Why High-Achieving Women Miss the Red Flags
There is a deeply harmful stereotype that financial manipulation only happens to women who are inexperienced or financially dependent. In truth, many of the women who become targets are highly educated, successful, intuitive, and capable. They lead with generosity. They assume good intentions. They believe in partnership. They trust because trust is natural to them.
Ironically, these strengths make them less likely to scrutinize every financial detail. They do not expect deception because deception is not how they operate. When a partner assures them everything is handled, they take that at face value. Their openness becomes the space where financial control can operate unnoticed.
Financial infidelity is never a reflection of a woman’s intelligence. It reflects someone else’s willingness to exploit her trust.
What Forensic Experts See Behind the Curtain
Forensic investigative accountants, like Dave Oswald, see patterns that most people would never imagine unfolding in a romantic relationship. Financial betrayal is almost always intentional and often planned long before any separation occurs. Hidden assets, shell companies, falsified signatures, erased digital trails, income disguised or rerouted, mortgages renewed without consent, and business records that do not align with actual lifestyle spending are all part of the landscape.
These behaviors require thought, preparation, and calculation. They are not mistakes. They are strategies designed to conceal the truth from the person most affected by it.
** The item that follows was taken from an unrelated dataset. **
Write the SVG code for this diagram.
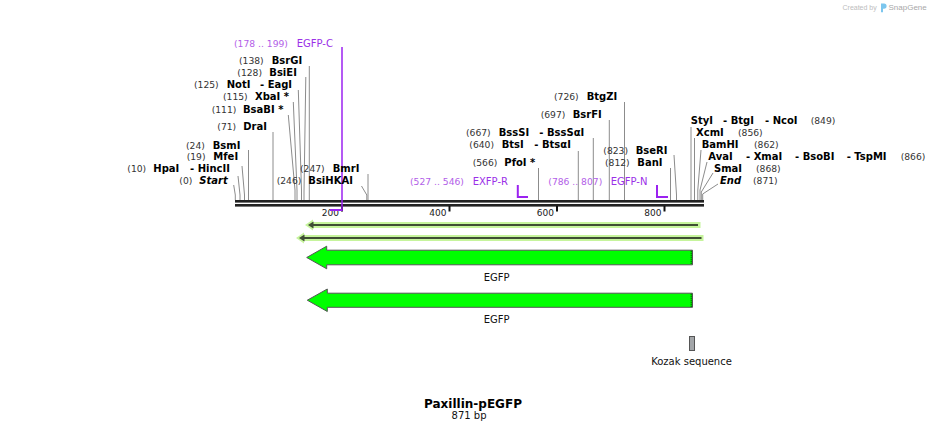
<svg xmlns="http://www.w3.org/2000/svg" width="939" height="432" viewBox="0 0 939 432">
<style>
text{font-family:"DejaVu Sans",Verdana,sans-serif}
.num{font-size:9.2px;fill:#333}
.enz{font-size:10px;font-weight:bold;fill:#000}
.it{font-style:italic}
.pnum{font-size:9.2px;fill:#b25ee8}
.pname{font-size:10px;fill:#9b30e8}
.lbl{font-size:10px;fill:#111}
.title{font-size:12px;font-weight:bold;fill:#000}
.cut{fill:none;stroke:#8c8c8c;stroke-width:1}
.prim{fill:none;stroke:#9b22f0;stroke-width:2}
.bb{fill:#222}
.tick{stroke:#111;stroke-width:2}
.tl{font-size:9px;fill:#222}
.feat{fill:#0f0;stroke:#555;stroke-width:1}
</style>
<rect width="939" height="432" fill="#fff"/>

<g id="logo">
<text x="842.5" y="9.5" style="font-family:'Liberation Sans',Arial,sans-serif;font-size:7px;fill:#bdbdbd">Created by</text>
<path d="M881,3.5 h3 a2.6,2.6 0 0 1 0,5.2 h-1 v3.6 h-2 z" fill="#7cc6ee"/>
<text x="888.5" y="10" style="font-family:'Liberation Sans',Arial,sans-serif;font-size:8px;fill:#a8a8a8">SnapGene</text>
</g>

<g id="backbone">
<rect class="bb" x="235" y="200" width="469" height="2.6"/>
<rect class="bb" x="235" y="204" width="469" height="2.6"/>
<line class="tick" x1="342" y1="206" x2="342" y2="211.5"/>
<line class="tick" x1="449.5" y1="206" x2="449.5" y2="211.5"/>
<line class="tick" x1="557" y1="206" x2="557" y2="211.5"/>
<line class="tick" x1="664.5" y1="206" x2="664.5" y2="211.5"/>
<text class="tl" x="339" y="215.5" text-anchor="end">200</text>
<text class="tl" x="446.5" y="215.5" text-anchor="end">400</text>
<text class="tl" x="554" y="215.5" text-anchor="end">600</text>
<text class="tl" x="661.5" y="215.5" text-anchor="end">800</text>
</g>

<g id="connectors">
<polyline class="cut" points="309.3,66 309.3,200"/>
<polyline class="cut" points="305.8,77 304,192 304,200"/>
<polyline class="cut" points="298.3,90 301.5,190 301.5,200"/>
<polyline class="cut" points="293.3,102 297,190 297,200"/>
<polyline class="cut" points="288.3,115 295,190 295,200"/>
<polyline class="cut" points="273,132 273,200"/>
<polyline class="cut" points="248.5,150 248.5,200"/>
<polyline class="cut" points="242,166 244.5,195 244.5,200"/>
<polyline class="cut" points="238,176 240,195 240,200"/>
<polyline class="cut" points="233.7,185 235.3,195 235.3,200"/>
<polyline class="cut" points="368,174 368,200"/>
<polyline class="cut" points="361.5,186 366.8,195 366.8,200"/>
<polyline class="cut" points="538.5,168 538.5,200"/>
<polyline class="cut" points="578.3,151 578.3,200"/>
<polyline class="cut" points="593.3,138 593.3,200"/>
<polyline class="cut" points="609.3,120 609.3,200"/>
<polyline class="cut" points="624.5,102 624.5,200"/>
<polyline class="cut" points="674,155 676.5,195 676.5,200"/>
<polyline class="cut" points="670.5,168 670.5,200"/>
<polyline class="cut" points="691,127 691,200"/>
<polyline class="cut" points="694.5,138 694.5,200"/>
<polyline class="cut" points="701,150 697.8,190 697.8,200"/>
<polyline class="cut" points="707,162 700,190 700,200"/>
<polyline class="cut" points="713,173 701.3,192 701.3,200"/>
<polyline class="cut" points="718,184 702.7,194 702.7,200"/>
</g>

<g id="primer-EGFP-C">
<line x1="342" y1="47" x2="342" y2="211" stroke="#9b22f0" stroke-width="1.5"/>
<polyline class="prim" points="330,210 342,210"/>
<text class="pnum" x="234" y="46.8">(178 .. 199)</text>
<text class="pname" x="296.7" y="46.8">EGFP-C</text>
</g>
<g id="primer-EXFP-R">
<polyline class="prim" points="517.8,185 517.8,197 528,197"/>
<text class="pnum" x="410" y="184.5">(527 .. 546)</text>
<text class="pname" x="472.7" y="184.5">EXFP-R</text>
</g>
<g id="primer-EGFP-N">
<polyline class="prim" points="657,185 657,197 668,197"/>
<text class="pnum" x="548.3" y="184.5">(786 .. 807)</text>
<text class="pname" x="610.7" y="184.5">EGFP-N</text>
</g>

<g id="site-BsrGI"><text class="num" x="239" y="64.2">(138)</text><text class="enz" x="271.7" y="64.2">BsrGI</text></g>
<g id="site-BsiEI"><text class="num" x="237.3" y="75.8">(128)</text><text class="enz" x="269.3" y="75.8">BsiEI</text></g>
<g id="site-NotI"><text class="num" x="194" y="87.5">(125)</text><text class="enz" x="226.7" y="87.5">NotI</text><text class="enz" x="260" y="87.5">- EagI</text></g>
<g id="site-XbaI"><text class="num" x="223" y="100.2">(115)</text><text class="enz" x="255" y="100.2">XbaI *</text></g>
<g id="site-BsaBI"><text class="num" x="211.7" y="112.5">(111)</text><text class="enz" x="243" y="112.5">BsaBI *</text></g>
<g id="site-DraI"><text class="num" x="217.3" y="130.2">(71)</text><text class="enz" x="243.3" y="130.2">DraI</text></g>
<g id="site-BsmI"><text class="num" x="186" y="148.5">(24)</text><text class="enz" x="212.7" y="148.5">BsmI</text></g>
<g id="site-MfeI"><text class="num" x="186.7" y="160.2">(19)</text><text class="enz" x="213.3" y="160.2">MfeI</text></g>
<g id="site-HpaI"><text class="num" x="127.3" y="171.8">(10)</text><text class="enz" x="153.3" y="171.8">HpaI</text><text class="enz" x="190" y="171.8">- HincII</text></g>
<g id="site-Start"><text class="num" x="179.3" y="184.2">(0)</text><text class="enz it" x="199.3" y="184.2">Start</text></g>
<g id="site-BmrI"><text class="num" x="300" y="171.8">(247)</text><text class="enz" x="332.7" y="171.8">BmrI</text></g>
<g id="site-BsiHKAI"><text class="num" x="276.7" y="184.2">(246)</text><text class="enz" x="308.3" y="184.2">BsiHKAI</text></g>

<g id="site-BtgZI"><text class="num" x="554" y="100.2">(726)</text><text class="enz" x="586.7" y="100.2">BtgZI</text></g>
<g id="site-BsrFI"><text class="num" x="540.7" y="117.8">(697)</text><text class="enz" x="572.7" y="117.8">BsrFI</text></g>
<g id="site-BssSI"><text class="num" x="466" y="135.8">(667)</text><text class="enz" x="498.7" y="135.8">BssSI</text><text class="enz" x="539.3" y="135.8">- BssSαI</text></g>
<g id="site-BtsI"><text class="num" x="469.3" y="147.8">(640)</text><text class="enz" x="501.7" y="147.8">BtsI</text><text class="enz" x="534.3" y="147.8">- BtsαI</text></g>
<g id="site-PfoI"><text class="num" x="472.7" y="165.8">(566)</text><text class="enz" x="504.3" y="165.8">PfoI *</text></g>
<g id="site-BseRI"><text class="num" x="603.3" y="153.5">(823)</text><text class="enz" x="635.7" y="153.5">BseRI</text></g>
<g id="site-BanI"><text class="num" x="605" y="166.2">(812)</text><text class="enz" x="637.3" y="166.2">BanI</text></g>

<g id="site-StyI"><text class="enz" x="690.7" y="123.5">StyI</text><text class="enz" x="723" y="123.5">- BtgI</text><text class="enz" x="765" y="123.5">- NcoI</text><text class="num" x="810.7" y="123.5">(849)</text></g>
<g id="site-XcmI"><text class="enz" x="696" y="136.2">XcmI</text><text class="num" x="738" y="136.2">(856)</text></g>
<g id="site-BamHI"><text class="enz" x="701.7" y="147.8">BamHI</text><text class="num" x="754" y="147.8">(862)</text></g>
<g id="site-AvaI"><text class="enz" x="708.3" y="160.2">AvaI</text><text class="enz" x="746" y="160.2">- XmaI</text><text class="enz" x="795" y="160.2">- BsoBI</text><text class="enz" x="846.7" y="160.2">- TspMI</text><text class="num" x="900.7" y="160.2">(866)</text></g>
<g id="site-SmaI"><text class="enz" x="714" y="171.8">SmaI</text><text class="num" x="756" y="171.8">(868)</text></g>
<g id="site-End"><text class="enz it" x="720" y="183.5">End</text><text class="num" x="753" y="183.5">(871)</text></g>

<g id="orf-1">
<line x1="311" y1="225" x2="700.5" y2="225" stroke="#c6f49c" stroke-width="6"/>
<polygon points="305,225 313,219.5 313,230.5" fill="#c6f49c"/>
<line x1="312" y1="225" x2="698" y2="225" stroke="#3f4d34" stroke-width="2"/>
<polygon points="308,225 313.5,221.5 313.5,228.5" fill="#3f4d34"/>
</g>
<g id="orf-2">
<line x1="302" y1="238" x2="703.5" y2="238" stroke="#c6f49c" stroke-width="6"/>
<polygon points="296,238 304,232.5 304,243.5" fill="#c6f49c"/>
<line x1="303" y1="238" x2="701.5" y2="238" stroke="#3f4d34" stroke-width="2"/>
<polygon points="299,238 304.5,234.5 304.5,241.5" fill="#3f4d34"/>
</g>

<g id="feature-EGFP-1">
<polygon class="feat" points="306.7,257.5 326.7,246.2 326.7,250.2 692.5,250.2 692.5,264.8 326.7,264.8 326.7,268.8"/>
<line x1="691.2" y1="250.7" x2="691.2" y2="264.3" stroke="#000" stroke-width="1" stroke-dasharray="1,1"/>
<text class="lbl" x="496.7" y="280.5" text-anchor="middle">EGFP</text>
</g>
<g id="feature-EGFP-2">
<polygon class="feat" points="307.3,300.2 327.3,289 327.3,293.2 692.5,293.2 692.5,307.3 327.3,307.3 327.3,311.5"/>
<line x1="691.2" y1="293.7" x2="691.2" y2="306.8" stroke="#000" stroke-width="1" stroke-dasharray="1,1"/>
<text class="lbl" x="496.7" y="323" text-anchor="middle">EGFP</text>
</g>
<g id="feature-Kozak">
<rect x="689.5" y="336.5" width="5" height="14" fill="#a3a6a9" stroke="#555" stroke-width="1"/>
<text class="lbl" x="691.5" y="364.5" text-anchor="middle">Kozak sequence</text>
</g>

<g id="title">
<text class="title" x="473" y="408.3" text-anchor="middle">Paxillin-pEGFP</text>
<text class="lbl" x="469" y="418.5" text-anchor="middle">871 bp</text>
</g>
</svg>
The Emotional Impact of Financial Control
Financial infidelity is not simply a financial issue. It is an emotional and relational one. When access to resources becomes unpredictable or secretive, emotional safety begins to erode. Even if you cannot pinpoint what feels off, your nervous system recognizes the instability long before your mind has language for it.
Women in financially manipulative relationships often begin to doubt themselves. They internalize the confusion. They silence their concerns to avoid conflict. They start believing they are the problem rather than the behavior itself. This erosion of self-trust can be more damaging than the financial betrayal.
Intimacy cannot thrive where transparency is absent. A relationship built on partial truths creates emotional distance long before the financial truth is revealed.
Signs That Something Is Wrong
Most women were never taught how to identify financial red flags within an intimate relationship. Confusion around money is not normal. Feeling shut out is not something you should adapt to. A partner who becomes defensive, vague, or irritated when asked basic financial questions is not protecting peace. They are protecting information.
These signs matter. They often tell the story long before bank statements do.
Reclaiming Clarity After Financial Betrayal
Healing from financial infidelity requires more than repairing money. It requires repairing your relationship with your own intuition. Many women carry shame when they discover financial lies. They believe they should have known better or recognized the signs sooner. But financial deception is intentionally crafted to stay hidden, and it functions precisely because the person being deceived is trusting and open-hearted.
Reclaiming clarity means recognizing that you were not the cause of someone else’s dishonesty. You did not miss anything obvious. You were not supposed to suspect the person you loved. Understanding the dynamics of financial control gives you the ability to see red flags earlier, trust your instincts more deeply, and refuse to build a life on partial truth ever again.
Financial clarity is not a luxury in partnership. It is a requirement. Transparency is not optional. It is foundational. And your intuition, once honored, becomes the strongest protection you have.